- **WHAT YOU HAVE TO DO**: Each line of the material must be repeated precisely, with the pictures left out.
▶
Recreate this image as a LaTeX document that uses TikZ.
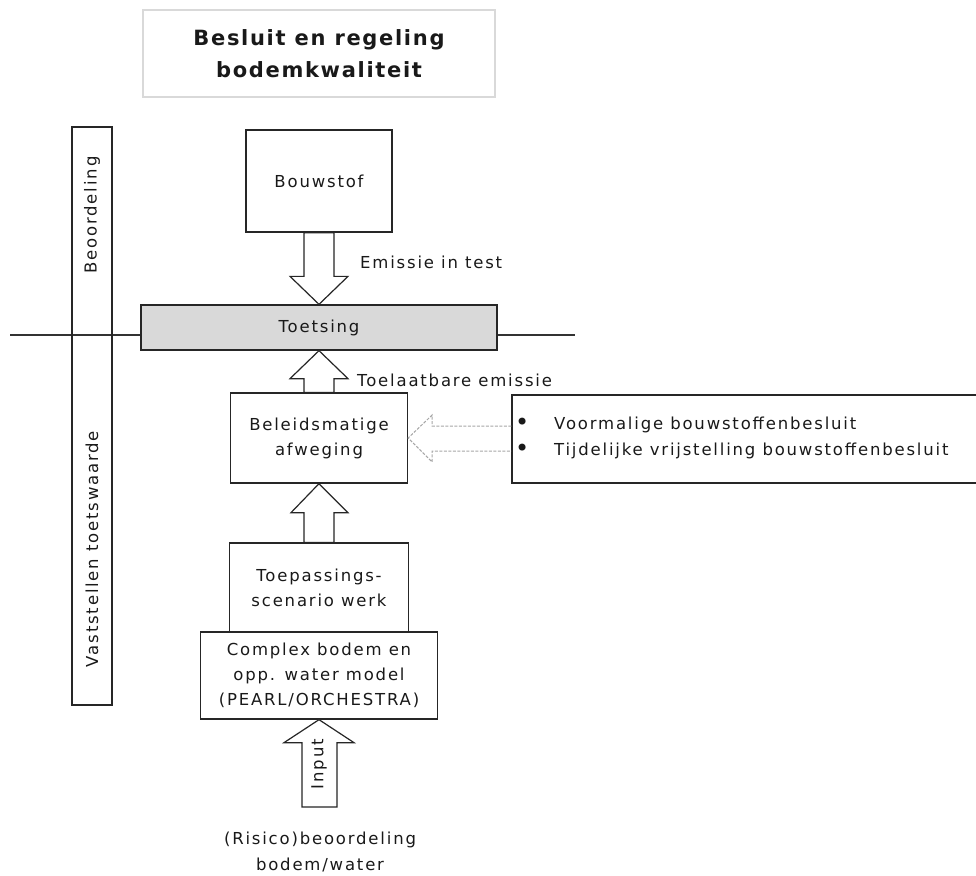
\documentclass[tikz,border=0pt]{standalone}
\usepackage{fontspec}
\setmainfont{DejaVu Sans}[LetterSpace=11]
\newfontfamily\titlefont{DejaVu Sans}[LetterSpace=8]
\usetikzlibrary{calc}
\tikzset{
  box/.style={draw=black!85, line width=1.3pt, rectangle, inner sep=0pt, align=center,
    font=\fontsize{16.5}{25}\selectfont, text=black!90},
  lbl/.style={inner sep=0pt, align=center, font=\fontsize{16.5}{26}\selectfont, text=black!90},
  blk/.style={draw=black!85, line width=1.2pt, fill=white, line join=miter},
  gblk/.style={draw=black!35, line width=1pt, dashed, dash pattern=on 3pt off 1.5pt},
}
\newcommand{\bul}{\makebox[39pt][l]{\raisebox{-1pt}{\fontsize{24}{24}\selectfont•}}}
\begin{document}
\begin{tikzpicture}[x=1pt, y=-1pt]
\useasboundingbox (0,0) rectangle (976,875);
% title
\node[box, draw=black!15, line width=2pt, minimum width=352pt, minimum height=87pt,
  font=\titlefont\fontsize{21}{32}\selectfont\bfseries] (title) at (319,53.5) {Besluit en regeling\\bodemkwaliteit};
% horizontal line
\coordinate (hl1) at (10,335);
\coordinate (hl2) at (575,335);
\draw[black!80, line width=1.2pt] (hl1) -- (hl2);
% vertical bar
\node[box, minimum width=40pt, minimum height=578pt] (bar) at (92,416) {};
\node[lbl, rotate=90] (beoord) at (92,215) {Beoordeling};
\node[lbl, rotate=90] (vast) at (92,549) {Vaststellen toetswaarde};
% boxes
\node[box, minimum width=146pt, minimum height=102pt] (bouw) at (319,181) {Bouwstof};
\node[box, fill=black!15, minimum width=356pt, minimum height=45pt] (toets) at (319,327.5) {Toetsing};
\node[box, minimum width=177pt, minimum height=90pt] (beleid) at (319,438) {Beleidsmatige\\afweging};
\node[box, minimum width=473pt, minimum height=88pt] (right) at (748.5,439) {};
\node[lbl, anchor=west] (b1) at (515,425) {\bul Voormalige bouwstoffenbesluit};
\node[lbl, anchor=west] (b2) at (515,451) {\bul Tijdelijke vrijstelling bouwstoffenbesluit};
\node[box, minimum width=179pt, minimum height=89pt] (toep) at (319,587.5) {Toepassings-\\scenario werk};
\node[box, minimum width=237pt, minimum height=87pt] (cplx) at (319,675.5) {Complex bodem en\\opp. water model\\(PEARL/ORCHESTRA)};
% labels
\node[lbl, anchor=west] (emis) at (360,262) {Emissie in test};
\node[lbl, anchor=west] (toel) at (357,380) {Toelaatbare emissie};
\node[lbl] (risico) at (320,852) {(Risico)beoordeling\\bodem/water};
% block arrows
\draw[blk] ($(bouw.south)+(-15,0)$) -- ($(toets.north)+(-15,-28)$) -- ($(toets.north)+(-29,-28)$)
  -- (toets.north) -- ($(toets.north)+(29,-28)$) -- ($(toets.north)+(15,-28)$) -- ($(bouw.south)+(15,0)$) -- cycle;
\draw[blk] ($(beleid.north)+(-15,0)$) -- ($(toets.south)+(-15,28)$) -- ($(toets.south)+(-29,28)$)
  -- (toets.south) -- ($(toets.south)+(29,28)$) -- ($(toets.south)+(15,28)$) -- ($(beleid.north)+(15,0)$) -- cycle;
\draw[blk] ($(toep.north)+(-15,0)$) -- ($(beleid.south)+(-15,29)$) -- ($(beleid.south)+(-28,29)$)
  -- (beleid.south) -- ($(beleid.south)+(29,29)$) -- ($(beleid.south)+(15,29)$) -- ($(toep.north)+(15,0)$) -- cycle;
\coordinate (inbot) at (319,807);
\draw[blk] ($(inbot)+(-17,0)$) -- ($(cplx.south)+(-17,23)$) -- ($(cplx.south)+(-35,23)$)
  -- (cplx.south) -- ($(cplx.south)+(35,23)$) -- ($(cplx.south)+(18,23)$) -- ($(inbot)+(18,0)$) -- cycle;
\node[lbl, rotate=90] (input) at (319,764) {Input};
% gray dashed arrow
\coordinate (gtip) at (beleid.east);
\draw[gblk] ($(right.west)+(0,-13)$) -- ($(gtip)+(24,-12)$) -- ($(gtip)+(24,-23)$) -- (gtip)
  -- ($(gtip)+(24,24)$) -- ($(gtip)+(24,13)$) -- ($(right.west)+(0,12)$);
\end{tikzpicture}
\end{document}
◀
- **OUTPUT**:
Recreate this image as a LaTeX document that uses TikZ.
\documentclass[tikz,border=0pt]{standalone}
\usepackage{fontspec}
\setmainfont{DejaVu Sans}[LetterSpace=11]
\newfontfamily\titlefont{DejaVu Sans}[LetterSpace=8]
\usetikzlibrary{calc}
\tikzset{
  box/.style={draw=black!85, line width=1.3pt, rectangle, inner sep=0pt, align=center,
    font=\fontsize{16.5}{25}\selectfont, text=black!90},
  lbl/.style={inner sep=0pt, align=center, font=\fontsize{16.5}{26}\selectfont, text=black!90},
  blk/.style={draw=black!85, line width=1.2pt, fill=white, line join=miter},
  gblk/.style={draw=black!35, line width=1pt, dashed, dash pattern=on 3pt off 1.5pt},
}
\newcommand{\bul}{\makebox[39pt][l]{\raisebox{-1pt}{\fontsize{24}{24}\selectfont•}}}
\begin{document}
\begin{tikzpicture}[x=1pt, y=-1pt]
\useasboundingbox (0,0) rectangle (976,875);
% title
\node[box, draw=black!15, line width=2pt, minimum width=352pt, minimum height=87pt,
  font=\titlefont\fontsize{21}{32}\selectfont\bfseries] (title) at (319,53.5) {Besluit en regeling\\bodemkwaliteit};
% horizontal line
\coordinate (hl1) at (10,335);
\coordinate (hl2) at (575,335);
\draw[black!80, line width=1.2pt] (hl1) -- (hl2);
% vertical bar
\node[box, minimum width=40pt, minimum height=578pt] (bar) at (92,416) {};
\node[lbl, rotate=90] (beoord) at (92,215) {Beoordeling};
\node[lbl, rotate=90] (vast) at (92,549) {Vaststellen toetswaarde};
% boxes
\node[box, minimum width=146pt, minimum height=102pt] (bouw) at (319,181) {Bouwstof};
\node[box, fill=black!15, minimum width=356pt, minimum height=45pt] (toets) at (319,327.5) {Toetsing};
\node[box, minimum width=177pt, minimum height=90pt] (beleid) at (319,438) {Beleidsmatige\\afweging};
\node[box, minimum width=473pt, minimum height=88pt] (right) at (748.5,439) {};
\node[lbl, anchor=west] (b1) at (515,425) {\bul Voormalige bouwstoffenbesluit};
\node[lbl, anchor=west] (b2) at (515,451) {\bul Tijdelijke vrijstelling bouwstoffenbesluit};
\node[box, minimum width=179pt, minimum height=89pt] (toep) at (319,587.5) {Toepassings-\\scenario werk};
\node[box, minimum width=237pt, minimum height=87pt] (cplx) at (319,675.5) {Complex bodem en\\opp. water model\\(PEARL/ORCHESTRA)};
% labels
\node[lbl, anchor=west] (emis) at (360,262) {Emissie in test};
\node[lbl, anchor=west] (toel) at (357,380) {Toelaatbare emissie};
\node[lbl] (risico) at (320,852) {(Risico)beoordeling\\bodem/water};
% block arrows
\draw[blk] ($(bouw.south)+(-15,0)$) -- ($(toets.north)+(-15,-28)$) -- ($(toets.north)+(-29,-28)$)
  -- (toets.north) -- ($(toets.north)+(29,-28)$) -- ($(toets.north)+(15,-28)$) -- ($(bouw.south)+(15,0)$) -- cycle;
\draw[blk] ($(beleid.north)+(-15,0)$) -- ($(toets.south)+(-15,28)$) -- ($(toets.south)+(-29,28)$)
  -- (toets.south) -- ($(toets.south)+(29,28)$) -- ($(toets.south)+(15,28)$) -- ($(beleid.north)+(15,0)$) -- cycle;
\draw[blk] ($(toep.north)+(-15,0)$) -- ($(beleid.south)+(-15,29)$) -- ($(beleid.south)+(-28,29)$)
  -- (beleid.south) -- ($(beleid.south)+(29,29)$) -- ($(beleid.south)+(15,29)$) -- ($(toep.north)+(15,0)$) -- cycle;
\coordinate (inbot) at (319,807);
\draw[blk] ($(inbot)+(-17,0)$) -- ($(cplx.south)+(-17,23)$) -- ($(cplx.south)+(-35,23)$)
  -- (cplx.south) -- ($(cplx.south)+(35,23)$) -- ($(cplx.south)+(18,23)$) -- ($(inbot)+(18,0)$) -- cycle;
\node[lbl, rotate=90] (input) at (319,764) {Input};
% gray dashed arrow
\coordinate (gtip) at (beleid.east);
\draw[gblk] ($(right.west)+(0,-13)$) -- ($(gtip)+(24,-12)$) -- ($(gtip)+(24,-23)$) -- (gtip)
  -- ($(gtip)+(24,24)$) -- ($(gtip)+(24,13)$) -- ($(right.west)+(0,12)$);
\end{tikzpicture}
\end{document}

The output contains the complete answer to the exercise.